Anaïs Nin (1903 - 1977)
Anais was born in Neuilly, just outside Paris. She spent her childhood in various
parts of Europe until, when she was eleven, her father, Spanish composer Joaquin Nin,
abandoned his family and left for America; in the same year, her French-Danish mother,
Rosa Culmell, took Anais and her two sons to New York where Anais began to write
her journals. In 1923 she married Hugo Guiler.
She remained in America for 12 years before returning to Paris, where for a while she
lived in a houseboat on the Seine. Having worked from the age of fifteen as a model and
dancer, then as a teacher and lecturer, she later became a practising psychoanalyst
under Otto Rank. In Paris she and Hugo supported various avant-garde artists, among them
Henry Miller with whom Anais started a hot affair and exchanged hundreds of letters.
Anais moved back to New York just before the outbreak of World War II. She divided her life
between New York and Los Angeles, between Hugo and Rupert, a much younger lover and friend.
From being a cult figure of the early feminist movement, Anais later rose to international
prominence with her writing. She is best known for her diaries but also produced a
number of novels and a prose poem in surrealistic style. Characterized by the use of powerful and, at times,
disquieting imagery, her work reveals great sensitivity and perception.
In 1973 she received an honorary doctorate from Philadelphia College of Art.
She was elected to the National Institute of Arts and Letters in 1974.
House of Incest (1936)
The Winter of Artifice (1939)
Ladders to Fire (1946)
Children of the Albatross (1947)
The Four-Chambered Heart (1950)
A magical Canal boat on the Seine becomes the ideal, secluded 'cell'
in which Djuna and the chaotic Rango, a cafe guitarist, conduct their
intense and passionate affair. He is undisciplined and wild, like nature
itself, and an echo of the spirit that Djuna has repressed. But in the
background is rango's invalid wife, who gradually encroaches on their
passion. Can it survive her manipulations, or is their love
'moored to the port of despair'?
- Anais Nin here explore her recurrent theme: the fragmentation of self
in the search for love.
A Spy in the House of Love (1954)
Seduction of the Minotaur(1961)
Under a Glass Bell (1948)
In Collages Anais Nin reveals the kaleidoscopic patterns
of life with the vividness of dreams. Set against the
continually changing backgrounds of Vienna, Mexico, California, and
New York, we encounter, among others, the girl Raven who
becomes interchangeable with her petbird; the old life-guard
who prefers to live, and die, with seals rather than with
his garrulous family and the artist, frustrated by his
scientific daughter's inability to comprehend the beauty
of disarray. Exploring the fragmentary nature of the world,
Anais Nin creates images with words as magnificiently colourful
and evocative as any combination of materials on canvas.

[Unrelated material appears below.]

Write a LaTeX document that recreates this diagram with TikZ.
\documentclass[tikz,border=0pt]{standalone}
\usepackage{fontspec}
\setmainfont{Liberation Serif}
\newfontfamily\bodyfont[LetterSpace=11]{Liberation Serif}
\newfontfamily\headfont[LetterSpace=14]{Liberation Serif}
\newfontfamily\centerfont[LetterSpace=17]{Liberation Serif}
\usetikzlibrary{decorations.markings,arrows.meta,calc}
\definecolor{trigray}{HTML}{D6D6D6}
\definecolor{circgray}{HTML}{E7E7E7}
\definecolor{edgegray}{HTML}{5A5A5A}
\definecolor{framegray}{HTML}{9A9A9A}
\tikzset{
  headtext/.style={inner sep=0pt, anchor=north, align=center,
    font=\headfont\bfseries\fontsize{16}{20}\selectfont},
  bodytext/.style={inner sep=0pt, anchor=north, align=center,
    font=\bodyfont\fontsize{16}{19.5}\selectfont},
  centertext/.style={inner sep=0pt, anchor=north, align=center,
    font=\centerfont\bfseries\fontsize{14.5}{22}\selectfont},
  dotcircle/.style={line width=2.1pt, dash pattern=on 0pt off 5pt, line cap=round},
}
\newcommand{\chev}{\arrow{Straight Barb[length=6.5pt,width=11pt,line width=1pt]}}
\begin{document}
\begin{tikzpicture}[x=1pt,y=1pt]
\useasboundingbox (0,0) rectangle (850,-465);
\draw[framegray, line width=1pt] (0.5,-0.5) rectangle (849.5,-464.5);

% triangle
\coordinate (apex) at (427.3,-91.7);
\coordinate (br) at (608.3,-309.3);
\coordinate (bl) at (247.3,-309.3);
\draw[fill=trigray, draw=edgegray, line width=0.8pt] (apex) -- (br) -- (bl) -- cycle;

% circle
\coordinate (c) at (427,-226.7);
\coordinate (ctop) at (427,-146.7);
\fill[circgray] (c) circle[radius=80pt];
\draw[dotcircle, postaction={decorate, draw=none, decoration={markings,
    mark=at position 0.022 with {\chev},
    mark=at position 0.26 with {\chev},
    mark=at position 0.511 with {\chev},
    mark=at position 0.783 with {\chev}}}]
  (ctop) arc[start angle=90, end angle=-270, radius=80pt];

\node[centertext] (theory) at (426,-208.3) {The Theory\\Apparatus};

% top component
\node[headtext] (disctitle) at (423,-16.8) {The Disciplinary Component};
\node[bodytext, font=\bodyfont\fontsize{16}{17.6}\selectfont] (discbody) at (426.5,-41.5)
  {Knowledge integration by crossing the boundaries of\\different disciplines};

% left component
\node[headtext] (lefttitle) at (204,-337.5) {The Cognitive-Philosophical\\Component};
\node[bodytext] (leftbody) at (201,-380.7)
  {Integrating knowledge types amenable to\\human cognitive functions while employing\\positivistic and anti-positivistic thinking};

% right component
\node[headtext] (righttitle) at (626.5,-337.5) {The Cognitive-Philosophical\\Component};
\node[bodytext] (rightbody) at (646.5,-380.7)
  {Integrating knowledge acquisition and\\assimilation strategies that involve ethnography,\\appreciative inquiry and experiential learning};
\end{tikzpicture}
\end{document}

The book abounds in magical descriptions of a highly original and sensuous nature.
The best of collages fall apart; these will not. -Henry Miller
The early Diary 1914 - 1931
The Journal of Anais Nin 1931 - 1974
Henry and June, 1931 - 1932 (1986) - this was made into a film
a chronicle of her passionate involvement with Henry Miller
and his wife June Mansfield
Incest: From "A Journal of Love", 1932 - 1934 (1992)
Letters to a friend in Australia (1992)
Fire: From "A Journal of Love", 1934 - 1937 (1995)
Covering the period from
December 1934 to March 1937, Fire is a passionate, intensely written
record of several of Nin's most significant love
relationships. From analyst turned lover Otto Rank, Nin moves blithely
to Henry Miller, all the while keeping Hugh
Guiler, her banker husband, at arms length. The diary serves not only
as a score card, but, constantly torn between
passion and the mind, as space where Nin can be her true self,
exploring the myriad avenues of her deceptions.
As in her fiction, reading Nin's "unexpurgated" life is like
taking a trip inside the mind of a brilliant madwoman. At once dizzying
and depressing, Fire is a masterpiece of expressionism.
A Literate Passion (1987)
If what Proust says is true, that happiness is the absence of fever,
then I will never know happiness.
For I am possessed by a fever for knowledge, experience, and creation.